The sampled film grain is fine -- I had some I scanned on my old HP smart scanner years ago -- as long as it respects the appearance of the grain at different tonalities. The filters, using textures or not, that apply the grain broadband are behind the times. An active filter, like FilterForge, could probably do a better job procedurally because it can do things like change the apearance based on luminance, alter the grain at sharp outlines, that sort of thing. Some intelligent filter that combined both a real texture and computed algorithm would be the best.
Fastbike, you're right that film photography is diminishing as a process to record images, but its cultural influence is still strongly felt. So we see, often overdone, film effects like sepia toning, scratching, jumping gate, splices, and other artifacts to make it look like "film." For pop art, much of this doesn't have to be physically accurate, just impart the impression.

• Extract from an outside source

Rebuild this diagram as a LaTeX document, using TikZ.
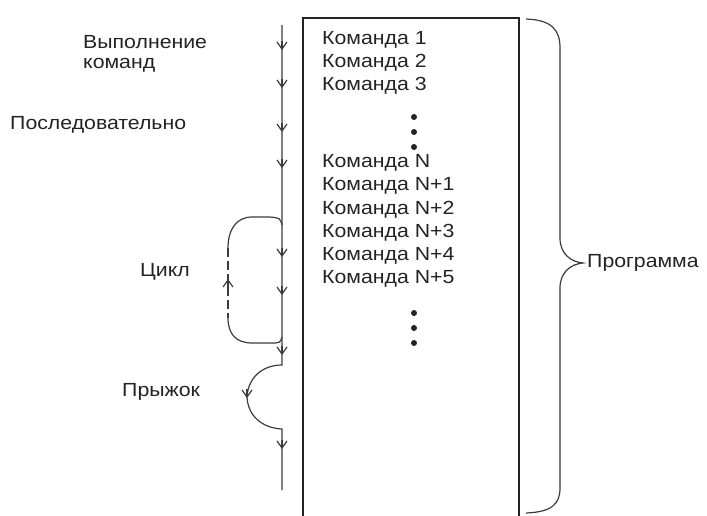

So this is not a purists' thing, unless you're adding it for realism, in which case unconverged pixels don't look like film grain. A good grain filter can do that much better.
...I'll have to wait until Daz gets online rendering up and running to do those sizes.
Or come up with the funds for building my duo 8 core Xeon, 4 Titan-X, 128GB Colossus Workstation (and possibly a liquid nitrogen cooled box to put it in).
I edited this comment as I do see someone referred to IRay noise as grain. Yes, the noise in an incomplete render is not 'grain.' If someone is intending to add a post production filter like grain, they may not have to let it come to the same level of convergence because the 'noise' may blend in with the post production 'grain' so that it is not visible.
Yes, as in it was a grainy image in spots - I did not say anything about film grain. lol
From the Full Definition of GRAIN from merriam-webster.com:
...
4a : a granulated surface or appearance
- Greg
If I render a bottle of whiskey, will that make you guys shut up about grain? (I keed! I keed!)
Kyoto: I was actually able to render a 9000x13500 scene in 34 hours, which was... doable. Barely. But it was a single figure scene (though I used fog effect and so on)
Several people on this page alone specifically use the term "grain" when describing what they see in Iray. So I'm not sure where you got this idea.
I agree it's possible to mask the noise from an Iray render using a film grain filter, as well as using other types of filters. But isn't that already obvious? Applying even a simple filter in Photoshop is going to hide the smaller details. I think most of us first want to see how good we can make the renders, then once that science is down, apply the creative brushstrokes after.